Knowledge stream


Learning is good but … how do we learn?

26 Mar 2018

WRITTEN BY Alexopoulos Aristotelis
Director, Applied Research & Innovation Projects


TEL.: (+30) 210-896 453-8

Fax.: (+30) 210-896 4737


More information about Applied Research Projects here


Learning and development lies at the core of modern management: “If you cannot learn and adapt to the ever-constantly changing environment you simply do not survive”. If this is true then the question is how do we learn in order to be able to adapt and stay competitive?



First things first: What learning is? As usual, one can find a number of different definitions but their common base seems to be that “learning is a change in the behavior as a result of an experience”. OK, but then what “experience” really is and how it affects our behavior?

The roots of modern approach to learning can be traced back at the beginning of the previous century in the development of the so-called “Behavioral School” of Psychology. Behavioral psychologists see behavioral change as the direct result of rewards and punishments: the rewarded behavior is repeated and the punished one is stopped. Behaviorists treat human nature almost as “tabula rasa”: prominent scholars suggested that if they were given a newborn baby they could develop it, following the behavioral psychology principles, to whichever personality they would like! “Social Learning Theory” further advanced behavioral approach by suggesting that we learn not only based on our own experiences but also by observing the experiences of others. Two are the critical points according to this view: the “importance” of these “others” for the subject of the learning process, and the level of receptiveness to the experience (whether we simply care or not about what is happening to others).

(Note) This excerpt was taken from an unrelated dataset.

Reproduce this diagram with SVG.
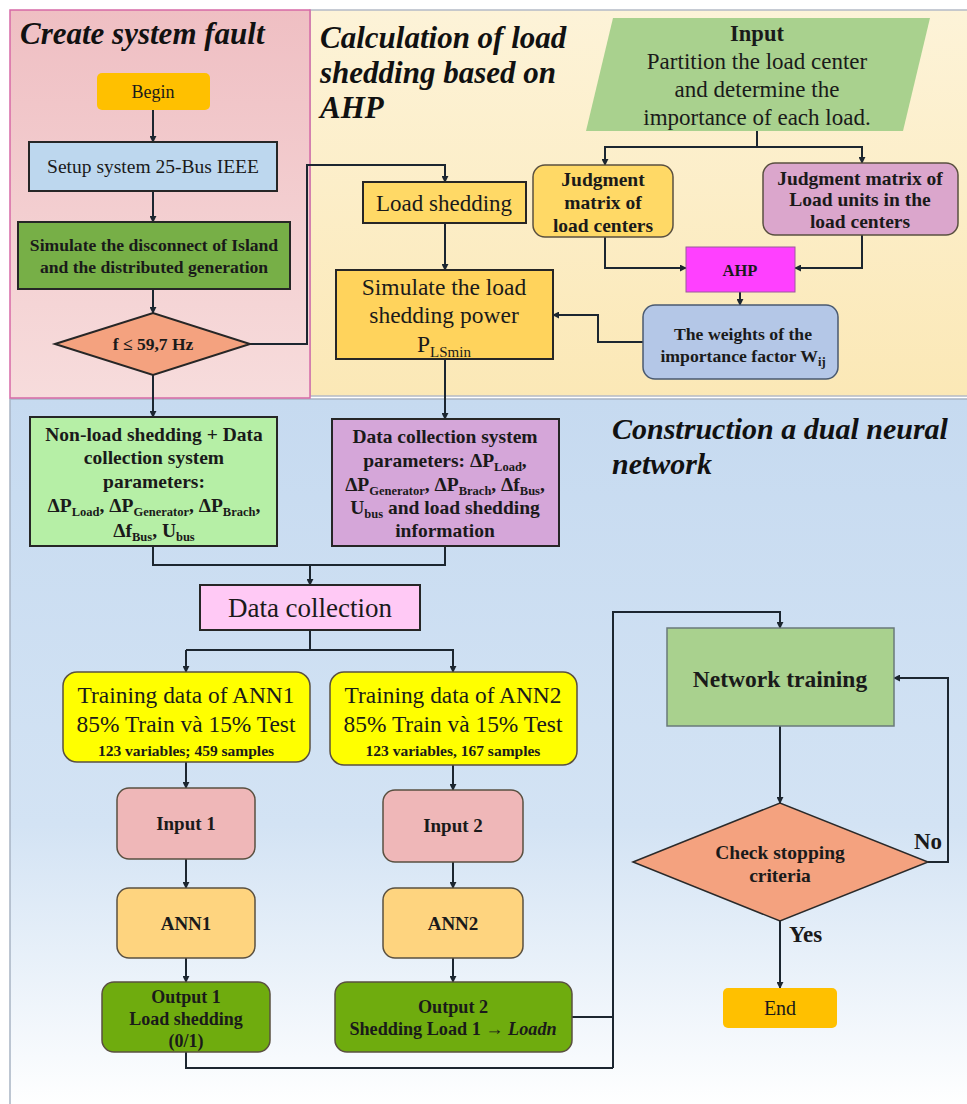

The basic criticism to the behavioral approach is that it is just not reasonable to treat human beings as “neutral” objects which react in the same way to environmental input, independently of personal characteristics, preferences, traits. “Cognitive Approach” was based on the assumption that all human beings have a natural tendency (a “need”) to assign meaning to whatever is happening to them. It is the well-known “why question”. The way in which we provide answers to this question (different people give different answers according to their personal characteristics) create the so-called “casual attributions”: it is like a path that we use – “by default” – in order to answer questions of similar nature in the future.

Somewhere in between of these two “grant theories” lie the third one: the “Constructivist Theory”. According to this approach humans are constantly in an effort to “master” their environment. “Schemas” (or “schemata”, i.e., cognitive representations of reality) are developed as a result of this ongoing interaction and are subsequently used as general models for the understanding of the surrounding world (“cosmos”). New knowledge is developed in two ways: either as “assimilation” of new information on existing schemas or as “accommodation” of existing schemas in order for them to fit to new information.

“Experiential Learning”, a development of Constructivist Theory and probably the most suitable approach to adult learning sees learning as a process of knowledge creation through the “transformation of experience”. It is the result of the combination of “grasping” (how humans prefer to “take” the information, either by “abstract conceptualization” or by “concrete experience”) and “transforming” the experience (how individuals interpret and act on the information they have received, either by “reflective observation” or by “active experimentation”).

So the question remains: how do you prefer to learn?